North Korea has typically attempted to infuse a sense of urgency, if not crisis, into negotiations in which it participates to wrest concessions from its interlocutors. In the run-up to the Stockholm negotiations, the North conducted a provocative campaign of missile launches, which included a direct launch into Japan’s exclusive economic zone.
Compounding matters, just one day after announcing the Stockholm talks, Pyongyang stated that it had tested a ballistic missile designed for submarine launch. These missile tests, which ostensibly violate U.N. Security Council resolutions, serve to add pressure on Washington to come to an agreement rapidly with North Korea in order to forestall further development of its missile programs, and, implicitly, its nuclear programs.
Against this backdrop, it is easy to see how Kim Myong Gil’s disparaging post-discussion statement may have been more pre-planned political theater than sober assessment of the state of negotiations.
In the Stockholm talks, the U.S. side reportedly addressed all elements of the Trump-Kim document while adopting a creative and flexible approach. This incremental U.S. approach stands in marked contrast to earlier U.S. insistence on complete, verifiable and irreversible disarmament (CVID) as a prerequisite for lifting sanctions.

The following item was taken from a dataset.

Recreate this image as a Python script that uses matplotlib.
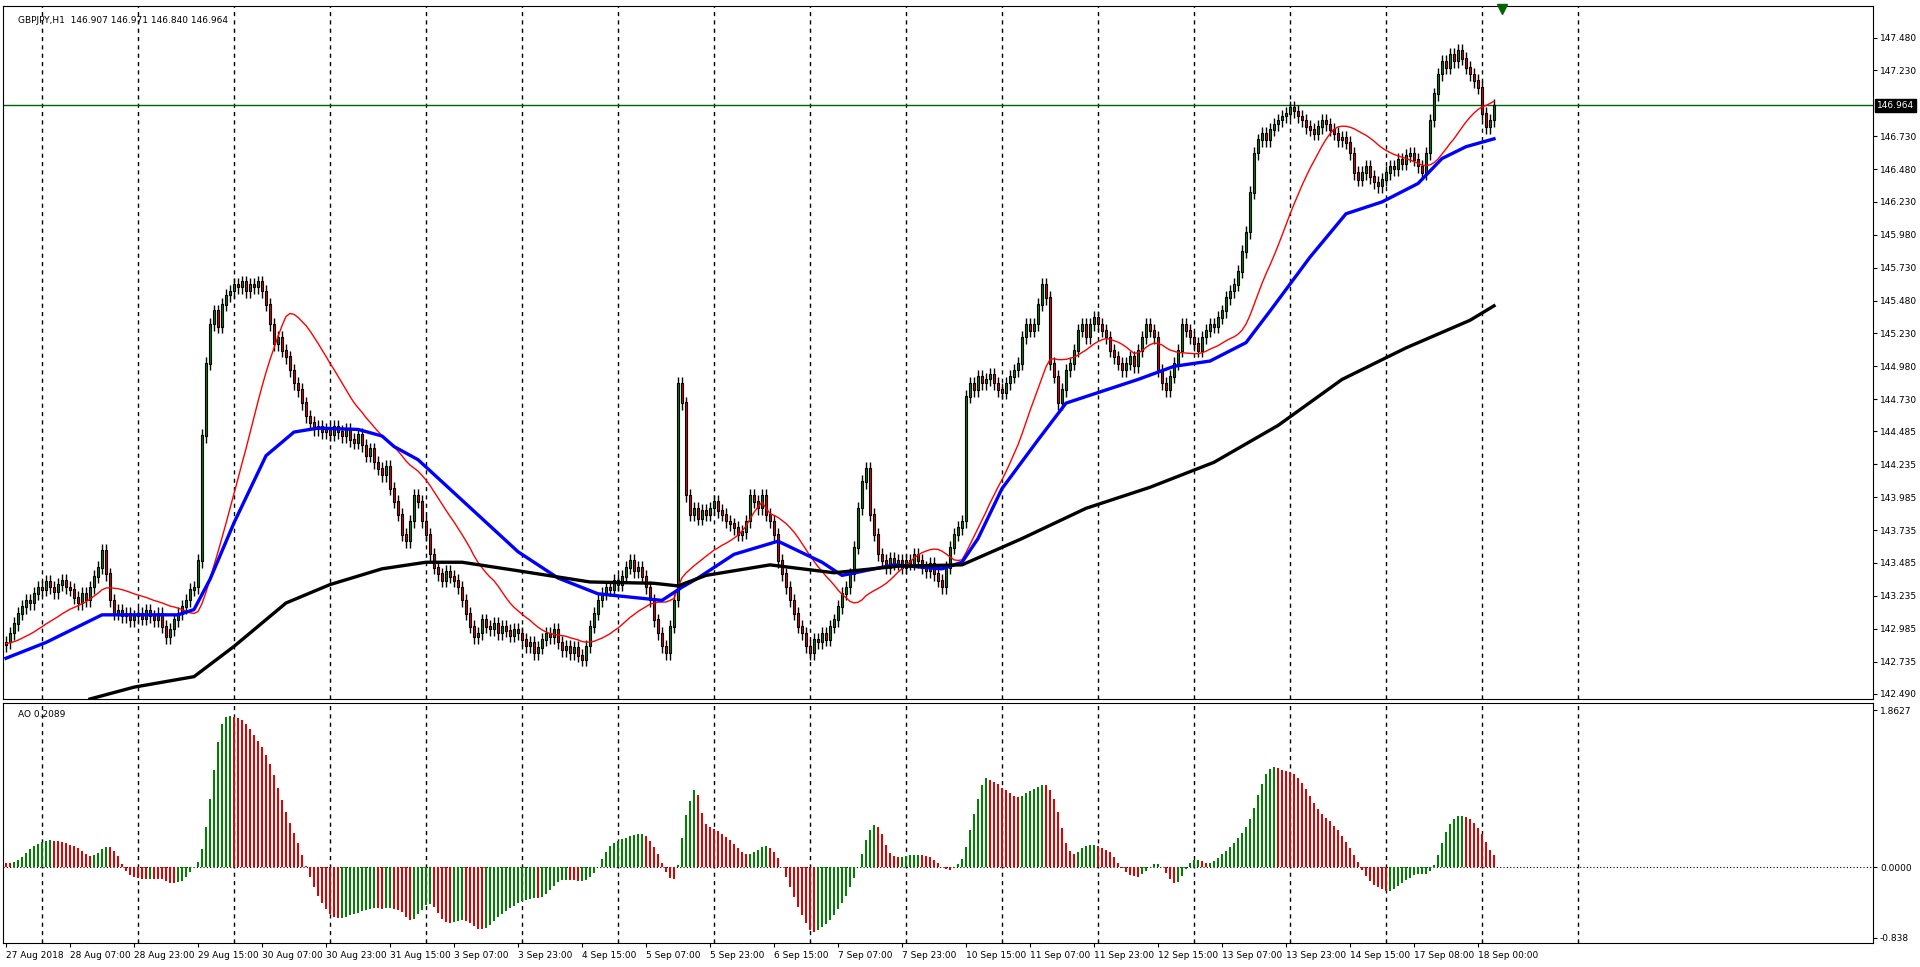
import numpy as np
import pandas as pd
import matplotlib
matplotlib.use("Agg")
import matplotlib.pyplot as plt

prior = [142.55,142.57,142.56,142.60,142.58,142.62,142.60,142.64,142.63,142.66,
         142.65,142.68,142.66,142.70,142.69,142.72,142.70,142.74,142.72,142.75,
         142.74,142.77,142.75,142.78,142.77,142.80,142.78,142.82,142.80,142.83,
         142.82,142.85,142.83,142.86,142.84,142.87,142.85,142.88,142.86,142.89,
         142.87,142.90,142.88,142.91,142.89,142.92,142.90,142.90,142.88,142.86]

closes = [
142.88,142.95,143.02,143.10,143.15,143.20,143.18,143.25,143.30,143.28,143.34,143.30,143.26,143.32,143.35,143.30,
143.28,143.22,143.18,143.25,143.20,143.30,143.38,143.45,143.58,143.40,143.20,143.10,143.12,143.08,143.10,143.05,
143.08,143.10,143.06,143.12,143.08,143.05,143.10,143.00,142.92,142.98,143.05,143.10,143.15,143.20,143.28,143.30,
143.50,144.45,145.00,145.30,145.40,145.28,145.45,145.52,145.55,145.60,145.58,145.62,145.55,145.60,145.58,145.62,
145.55,145.45,145.30,145.15,145.20,145.10,145.05,144.95,144.85,144.80,144.70,144.60,144.55,144.50,144.52,144.48,
144.50,144.46,144.52,144.48,144.45,144.50,144.42,144.40,144.46,144.38,144.30,144.35,144.25,144.20,144.15,144.22,
144.05,143.95,143.85,143.70,143.65,143.80,144.00,143.95,143.80,143.70,143.55,143.45,143.40,143.35,143.42,143.38,
143.35,143.30,143.20,143.10,143.00,142.92,142.95,143.05,143.00,142.98,143.02,142.95,143.00,142.97,142.93,142.98,
142.95,142.90,142.85,142.88,142.80,142.84,142.90,142.95,142.92,142.98,142.88,142.82,142.85,142.80,142.84,142.78,
142.75,142.85,143.00,143.10,143.20,143.25,143.30,143.28,143.35,143.32,143.38,143.45,143.50,143.42,143.45,143.38,
143.30,143.20,143.05,142.95,142.85,142.80,143.00,143.20,144.85,144.70,144.00,143.85,143.90,143.82,143.88,143.85,
143.90,143.95,143.88,143.85,143.80,143.78,143.75,143.70,143.72,143.80,144.00,143.95,143.90,144.00,143.85,143.80,
143.70,143.50,143.40,143.30,143.20,143.10,143.00,142.95,142.85,142.80,142.90,142.88,142.95,142.90,143.00,143.05,
143.15,143.25,143.30,143.40,143.60,143.90,144.10,144.20,143.85,143.70,143.55,143.50,143.45,143.52,143.48,143.50,
143.45,143.50,143.48,143.55,143.50,143.45,143.42,143.48,143.40,143.35,143.30,143.45,143.60,143.70,143.75,143.80,
144.75,144.85,144.80,144.90,144.85,144.88,144.92,144.85,144.80,144.78,144.85,144.90,144.95,145.00,145.20,145.30,
145.25,145.30,145.45,145.60,145.50,145.00,144.90,144.70,144.80,144.95,145.00,145.10,145.25,145.30,145.20,145.30,
145.35,145.30,145.25,145.20,145.10,145.05,145.00,144.95,145.00,145.05,144.98,145.10,145.20,145.30,145.25,145.20,
144.95,144.85,144.80,144.90,145.00,145.10,145.30,145.25,145.20,145.15,145.10,145.20,145.25,145.30,145.28,145.35,
145.40,145.50,145.55,145.60,145.70,145.85,146.00,146.30,146.60,146.70,146.75,146.70,146.78,146.82,146.85,146.88,
146.90,146.95,146.92,146.88,146.85,146.80,146.78,146.75,146.80,146.85,146.82,146.78,146.75,146.70,146.72,146.68,
146.60,146.45,146.40,146.45,146.50,146.42,146.38,146.35,146.40,146.45,146.50,146.48,146.55,146.52,146.58,146.60,
146.55,146.50,146.45,146.60,146.85,147.05,147.20,147.30,147.25,147.35,147.30,147.38,147.32,147.25,147.20,147.15,
147.10,146.90,146.80,146.85,146.964]

blue_bars = [0,10,24,43,47,51,57,65,72,78,88,94,97,103,128,138,148,164,169,173,182,193,204,209,222,234,239,
             243,249,258,265,274,283,292,301,310,316,326,335,344,353,359,365,372]
blue_vals = [142.76,142.88,143.09,143.09,143.13,143.36,143.79,144.30,144.48,144.51,144.50,144.45,144.37,144.27,
             143.57,143.37,143.25,143.20,143.30,143.37,143.55,143.65,143.49,143.39,143.47,143.44,143.49,
             143.67,144.05,144.42,144.70,144.79,144.88,144.98,145.02,145.16,145.40,145.81,146.14,146.23,
             146.37,146.56,146.65,146.71]

black_bars = [21,32,47,57,70,81,94,105,114,127,146,162,168,175,191,207,223,239,254,270,286,302,318,334,350,366,372]
black_vals = [142.45,142.54,142.62,142.85,143.18,143.32,143.44,143.49,143.49,143.43,143.34,143.33,143.31,143.39,
              143.47,143.41,143.46,143.47,143.67,143.90,144.06,144.25,144.53,144.88,145.12,145.33,145.44]

date_labels = ["27 Aug 2018","28 Aug 07:00","28 Aug 23:00","29 Aug 15:00","30 Aug 07:00","30 Aug 23:00",
               "31 Aug 15:00","3 Sep 07:00","3 Sep 23:00","4 Sep 15:00","5 Sep 07:00","5 Sep 23:00",
               "6 Sep 15:00","7 Sep 07:00","7 Sep 23:00","10 Sep 15:00","11 Sep 07:00","11 Sep 23:00",
               "12 Sep 15:00","13 Sep 07:00","13 Sep 23:00","14 Sep 15:00","17 Sep 08:00","18 Sep 00:00"]
price_ticks = [142.490,142.735,142.985,143.235,143.485,143.735,143.985,144.235,144.485,144.730,144.980,
               145.230,145.480,145.730,145.980,146.230,146.480,146.730,147.230,147.480]

plt.rcParams['font.family'] = ['DejaVu Sans']
n = len(closes)
full = pd.Series(prior + closes)
opens_full = full.shift(1).fillna(full.iloc[0])
o = opens_full.values[len(prior):]
c = np.array(closes)
wick = 0.05
hi = np.maximum(o, c) + wick
lo = np.minimum(o, c) - wick
x = np.arange(n)

ma_red = full.rolling(22).mean().values[len(prior):]
med = (np.maximum(opens_full, full) + np.minimum(opens_full, full)) / 2
ao_full = med.rolling(5).mean() - med.rolling(34).mean()
ao = ao_full.values[len(prior):]
ao_prev = ao_full.shift(1).values[len(prior):]

W, H = 1920, 967
fig = plt.figure(figsize=(W/100, H/100), dpi=100)
fig.patch.set_facecolor('white')
ax = fig.add_axes([3/W, 1-699/H, 1870/W, 693/H])
ax2 = fig.add_axes([3/W, 1-943/H, 1870/W, 240/H])
xl = (-0.75, -0.75 + 1870/4)
grid_x = np.arange(9, 400, 24)
for a in (ax, ax2):
    a.set_xlim(*xl)
    for g in grid_x:
        a.axvline(g, color='black', lw=1, ls=(0, (3, 3)), zorder=0)
    a.yaxis.tick_right()
    a.tick_params(axis='y', labelsize=6.5, length=3, pad=2)
    for s in a.spines.values():
        s.set_color('black')

up = c >= o
colors = np.where(up, '#008000', '#e00000')
ax.vlines(x, lo, hi, color='black', lw=1, zorder=2)
ax.bar(x, np.abs(c - o) + 0.005, bottom=np.minimum(o, c), width=0.6, color=colors,
       edgecolor='black', linewidth=0.8, zorder=3)
ax.plot(x, ma_red, color='red', lw=1, zorder=4)
ax.plot(blue_bars, blue_vals, color='blue', lw=2.4, zorder=4)
ax.plot(black_bars, black_vals, color='black', lw=2.4, zorder=4)
ax.axhline(closes[-1], color='#006400', lw=1, zorder=1)
ax.set_ylim(142.45, 147.72)
ax.set_yticks(price_ticks)
ax.set_yticklabels([f"{v:.3f}" for v in price_ticks])
ax.set_xticks([])
ax.text(1.002, closes[-1], f"{closes[-1]:.3f}", transform=ax.get_yaxis_transform(), fontsize=6.5,
        color='white', va='center', ha='left', bbox=dict(facecolor='black', edgecolor='black', pad=1.5))
ax.plot([n + 1], [147.70], marker='v', color='#006400', markersize=7, zorder=5, clip_on=False)
ax.text(0.008, 0.985, "GBPJPY,H1  146.907 146.971 146.840 146.964", transform=ax.transAxes,
        fontsize=6.5, va='top', ha='left')

aocol = np.where(ao >= ao_prev, '#008000', '#e00000')
ax2.bar(x, ao, width=0.6, color=aocol, zorder=3)
ax2.axhline(0, color='black', lw=0.8, ls=(0, (1, 2)), zorder=2)
ax2.set_ylim(-0.9, 1.95)
ax2.set_yticks([1.8627, 0.0, -0.838])
ax2.set_yticklabels(["1.8627", "0.0000", "-0.838"])
ax2.set_xticks(np.arange(0, 16*len(date_labels), 16))
ax2.set_xticklabels(date_labels, fontsize=6.5, ha='left')
ax2.tick_params(axis='x', length=3, pad=3)
ax2.text(0.008, 0.97, "AO 0.2089", transform=ax2.transAxes, fontsize=6.5, va='top', ha='left')

fig.savefig("out.png", dpi=100)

However, from Pyongyang’s perspective, this falls short of the maximalist position promulgated by Kim in Hanoi. Even as the North is soberly reviewing the results of the Stockholm discussions, as may be assumed, Pyongyang appears to calculate that it has nothing to lose and a world to gain with a public, declaratory posture aimed at pressuring U.S. negotiators to be more flexible.
There may also be a sense of tit-for-tat; Trump walked out of the Hanoi summit, causing Kim to lose face, so North Korean recalcitrance at this juncture may in some measure represent payback.
In this context, while the U.S. promptly agreed to a Swedish invitation for follow-up discussions with the North, Pyongyang reportedly suggested that it might be willing to resume talks only at the beginning of December — while reiterating its ultimatum that the U.S. must make a major shift (read: concession) before the end of the year, or face a more hostile posture by North Korea.
Looking forward, the U.S. needs to be aware of North Korea’s perception that it holds certain advantages at the moment, and should work to redress or minimize them. First and foremost, Washington should work behind the scenes more vigorously to help Japan and South Korea mend fences, not only for the intrinsic value of such a move for U.S. and allied security, but also for the beneficial effect vis-a-vis allied posture toward North Korea.
The U.S. should also consider whether intensifying its focus on secondary sanctions will help deter Chinese tolerance of leakage in the sanctions regime. U.S. negotiators should persist in their creative, flexible approach, and should attempt to dissuade the North from further provocations by demonstrating that these will prove ineffective as a negotiating tool.
In this regard, it would be useful for Trump to emphasize publicly that he has empowered his negotiators and reposes full confidence in them, to disabuse the North Koreans of the notion that they can get a better deal from the president if they refuse to engage seriously with his team.